WASHINGTON The U.S. Department of Commerce on Friday said it had reaffirmed in a final, more thorough review an earlier decision to impose punitive duties on Chinese and German imports of lightweight thermal paper used to print cash-register receipts.
The department said it has set final countervailing duty rates of between 0.57% to 137.25% on Chinese imports. In addition, those imports face antidumping duties of between 19.77% and 115.29%.
German imports face antidumping duties of 6.5%.
The countries' exporters have been selling lightweight thermal paper to U.S. importers at less than fair value, the department said.
The U.S. government initiated its investigation after a complaint was filed by Appleton, Wis.-based Appleton Papers Inc. Appleton is located in an area of northeastern Wisconsin known as the Paper Valley because its economy has been built on and still relies heavily on paper manufacturing.
Although punitive duties on the affected imports currently are being collected, the U.S. International Trade Administration still must release its final opinion on whether the imports have injured domestic paper makers. Its decision is due out in November. Should the administration find that U.S. industry hasn't suffered as a result of the import, those funds would be returned.

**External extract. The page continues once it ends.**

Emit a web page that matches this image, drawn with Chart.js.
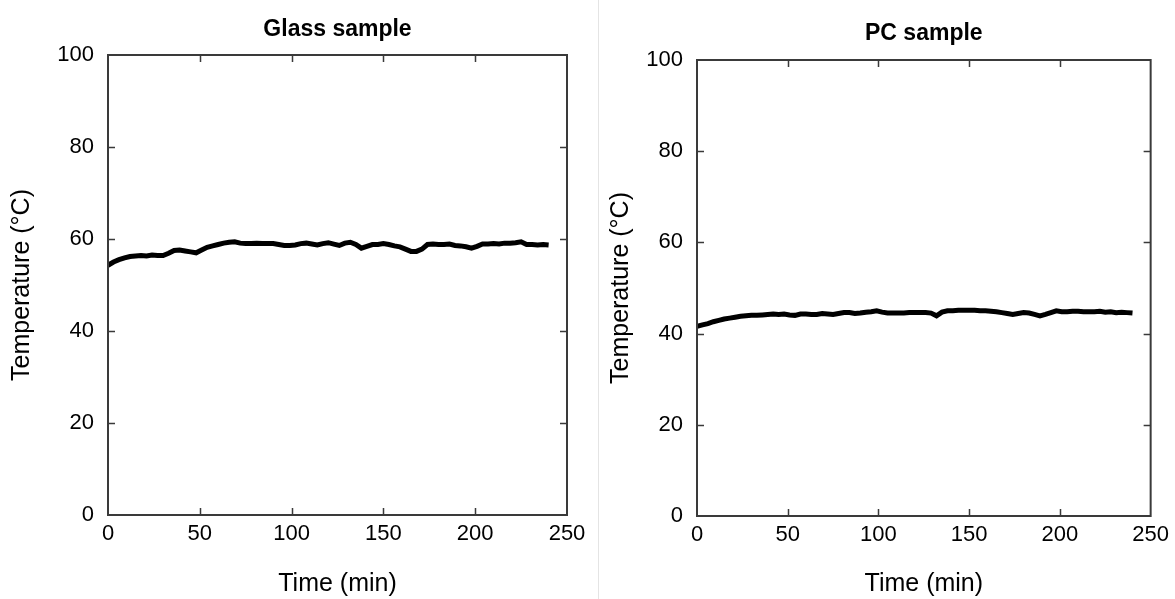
<!DOCTYPE html>
<html>
<head>
<meta charset="utf-8">
<script src="https://cdn.jsdelivr.net/npm/chart.js@4"></script>
<style>
    html, body { margin: 0; padding: 0; background: #fff; }
    #wrap { position: relative; width: 1175px; height: 599px; overflow: hidden; }
    #glassChart { position: absolute; left: 0; top: 0; }
    #pcChart { position: absolute; left: 599px; top: 0; }
    #divider { position: absolute; left: 598px; top: 0; width: 1px; height: 599px; background: #e4e4e4; }
</style>
</head>
<body>
<div id="wrap">
    <canvas id="glassChart" width="598" height="599"></canvas>
    <div id="divider"></div>
    <canvas id="pcChart" width="576" height="599"></canvas>
</div>
<script>
// sample times (min)
const times = [0, 3, 6, 9, 12, 15, 18, 21, 24, 27, 30, 33, 36, 39, 42, 45, 48, 51, 54, 57,
    60, 63, 66, 69, 72, 75, 78, 81, 84, 87, 90, 93, 96, 99, 102, 105, 108, 111, 114, 117,
    120, 123, 126, 129, 132, 135, 138, 141, 144, 147, 150, 153, 156, 159, 162, 165, 168, 171, 174, 177,
    180, 183, 186, 189, 192, 195, 198, 201, 204, 207, 210, 213, 216, 219, 222, 225, 228, 231, 234, 237, 240];

// glass sample temperature (C)
const glassTemp = [54.3, 55.0, 55.5, 55.9, 56.2, 56.3, 56.4, 56.3, 56.5, 56.4, 56.4, 56.9, 57.5, 57.6, 57.4, 57.2, 57.0, 57.6, 58.2, 58.5,
    58.8, 59.1, 59.3, 59.4, 59.1, 59.0, 59.0, 59.1, 59.0, 59.0, 59.0, 58.8, 58.6, 58.6, 58.7, 59.0, 59.1, 58.9, 58.7, 59.0,
    59.2, 58.9, 58.6, 59.1, 59.3, 58.8, 58.0, 58.4, 58.8, 58.8, 59.0, 58.8, 58.5, 58.3, 57.8, 57.3, 57.3, 57.8, 58.8, 58.9,
    58.8, 58.8, 58.9, 58.6, 58.5, 58.3, 58.0, 58.4, 58.9, 58.9, 59.0, 58.9, 59.1, 59.1, 59.2, 59.4, 58.8, 58.8, 58.7, 58.8, 58.7];

// PC sample temperature (C)
const pcTemp = [41.6, 41.9, 42.2, 42.6, 42.9, 43.2, 43.4, 43.6, 43.8, 43.9, 44.0, 44.0, 44.1, 44.2, 44.3, 44.2, 44.3, 44.1, 44.0, 44.3,
    44.3, 44.2, 44.2, 44.4, 44.3, 44.2, 44.4, 44.6, 44.6, 44.4, 44.5, 44.7, 44.8, 45.0, 44.7, 44.5, 44.5, 44.5, 44.5, 44.6,
    44.6, 44.6, 44.6, 44.5, 43.9, 44.7, 45.0, 45.0, 45.1, 45.1, 45.1, 45.1, 45.0, 45.0, 44.9, 44.8, 44.6, 44.4, 44.2, 44.4,
    44.6, 44.5, 44.2, 43.9, 44.2, 44.6, 45.0, 44.8, 44.8, 44.9, 44.9, 44.8, 44.8, 44.8, 44.9, 44.7, 44.8, 44.6, 44.7, 44.6, 44.5];

const xTicks = [0, 50, 100, 150, 200, 250];
const yTicks = [0, 20, 40, 60, 80, 100];

const FONT = 'Arial, "Liberation Sans", sans-serif';
const AXIS_COLOR = '#3a3a3a';

// frame + inward ticks on all four sides, plus the panel title
const framePlugin = {
    id: 'frame',
    afterDraw(chart, args, opts) {
        const ctx = chart.ctx;
        const a = chart.chartArea;
        const xs = chart.scales.x;
        const ys = chart.scales.y;
        const len = 7;
        ctx.save();
        ctx.strokeStyle = AXIS_COLOR;
        ctx.lineWidth = 2;
        ctx.strokeRect(a.left, a.top, a.right - a.left, a.bottom - a.top);
        ctx.lineWidth = 1.5;
        ctx.beginPath();
        xTicks.slice(1, -1).forEach(v => {
            const px = Math.round(xs.getPixelForValue(v)) + 0.5;
            ctx.moveTo(px, a.bottom); ctx.lineTo(px, a.bottom - len);
            ctx.moveTo(px, a.top); ctx.lineTo(px, a.top + len);
        });
        yTicks.slice(1, -1).forEach(v => {
            const py = Math.round(ys.getPixelForValue(v)) + 0.5;
            ctx.moveTo(a.left, py); ctx.lineTo(a.left + len, py);
            ctx.moveTo(a.right, py); ctx.lineTo(a.right - len, py);
        });
        ctx.stroke();

        ctx.fillStyle = '#000';
        ctx.font = 'bold 23px ' + FONT;
        ctx.textAlign = 'center';
        ctx.textBaseline = 'alphabetic';
        ctx.fillText(opts.text, (a.left + a.right) / 2, opts.baseline);
        ctx.restore();
    }
};

function makePanel(canvasId, title, values, box) {
    const ctx = document.getElementById(canvasId);
    const points = times.map((t, i) => ({ x: t, y: values[i] }));
    return new Chart(ctx, {
        type: 'line',
        data: {
            datasets: [{
                data: points,
                borderColor: '#000',
                borderWidth: 5,
                pointRadius: 0,
                tension: 0,
                fill: false
            }]
        },
        options: {
            responsive: false,
            animation: false,
            devicePixelRatio: 1,
            layout: { padding: { top: box.top, right: box.right, left: 0, bottom: 0 } },
            plugins: {
                legend: { display: false },
                tooltip: { enabled: false },
                frame: { text: title, baseline: box.titleBase }
            },
            scales: {
                x: {
                    type: 'linear',
                    min: 0, max: 250,
                    afterBuildTicks: s => { s.ticks = xTicks.map(v => ({ value: v })); },
                    afterFit: s => { s.height = box.xHeight; },
                    grid: { display: false, drawTicks: false },
                    border: { display: false },
                    ticks: { color: '#000', padding: 6, font: { family: FONT, size: 22 } },
                    title: {
                        display: true, text: 'Time (min)', color: '#000',
                        font: { family: FONT, size: 25 }, padding: { top: 5, bottom: 0 }
                    }
                },
                y: {
                    type: 'linear',
                    min: 0, max: 100,
                    afterBuildTicks: s => { s.ticks = yTicks.map(v => ({ value: v })); },
                    afterFit: s => { s.width = box.yWidth; },
                    grid: { display: false, drawTicks: false },
                    border: { display: false },
                    ticks: { color: '#000', padding: 14, font: { family: FONT, size: 22 } },
                    title: {
                        display: true, text: 'Temperature (°C)', color: '#000',
                        font: { family: FONT, size: 25 }, padding: { top: 7, bottom: 0 }
                    }
                }
            }
        },
        plugins: [framePlugin]
    });
}

makePanel('glassChart', 'Glass sample', glassTemp,
    { top: 55, right: 31, yWidth: 108, xHeight: 84, titleBase: 36 });
makePanel('pcChart', 'PC sample', pcTemp,
    { top: 60, right: 23, yWidth: 98, xHeight: 83, titleBase: 40 });
</script>
</body>
</html>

The decision to impose duties on lightweight thermal paper imports is one of many the government has made in the past year, signaling a shift in its trade enforcement policies, particularly against China.
China, however, has requested consultations with the World Trade Organization under its dispute settlement process. China claims the imposition of punitive duties on certain exports to the U.S. isn't in keeping with U.S. legal precedents and could result on double taxation of its goods.